Of course, the practice of changing movie character names might also be well-established and unremarkable in France, and I’m not urging the French and the Italians to change their traditions and conform to those of other countries and my personal tastes. I’m just saying that it sounds wrong to me, and that I’ve never understood the perceived need for such changes. They seem like more hassle than they’re worth.
Dark Vador seems especially pointless now that I’ve learned that the French title of the movies themselves is… Star Wars.
I do think young French and Italians will probably dislike changes like these more and more as levels of fluency in English rise. Attitudes towards dubbing already seem to be slowly shifting.
As this is a blog about language, allow me to correct the translation of the Bob Dylan lyric to “Ich werde dir in den Tingeltangel-Morgen folgen” (“In the jingle jangle morning I’ll come followin’ you”).
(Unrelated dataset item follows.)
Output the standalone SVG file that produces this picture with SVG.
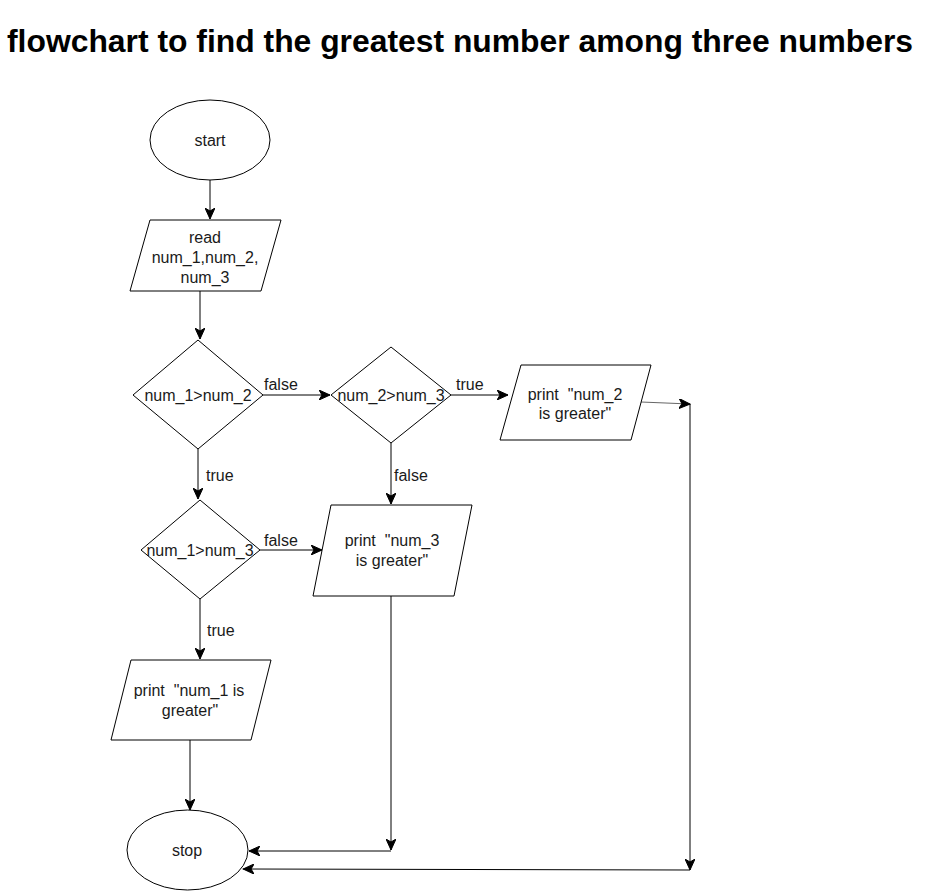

Full text of the translation here: http://www.songtexte.com/uebersetzung/bob-dylan/mr-tambourine-man-deutsch-bd699aa.html
Tingletangel is in a real translation? I had naively assumed I was making it up, which at least accounts for the incompetence.
gwenllian: Dark Vador seems especially pointless now that I’ve learned that the French title of the movies themselves is… Star Wars.
It used to be La guerre des étoiles (or perhaps that was only how the “Star War” progam of Ronald Reagan was referred to in France).
My point is the same as for the non-translation of Skywalker: ‘star’ and ‘war’, like ‘sky’ and ‘walk’, are actual, basic English words that most people with even minimal background in English are likely to know. Darth and Vader are not, they are made-up names, close enough to actual English words that non-native speakers might expect to wonder about their possible meaning. Dark satisfies a wish for understanding, in addition to providing an easier pronunciation. Vador then seems to be the personal name of the character, without any ambiguity as to its French pronunciation.
Likewise, it used to be Krieg der Sterne in German.
In Ill Bethisad, it’s called War In the Heavens, at least in English. Be sure to use a uvular r in war, so as to sound properly American.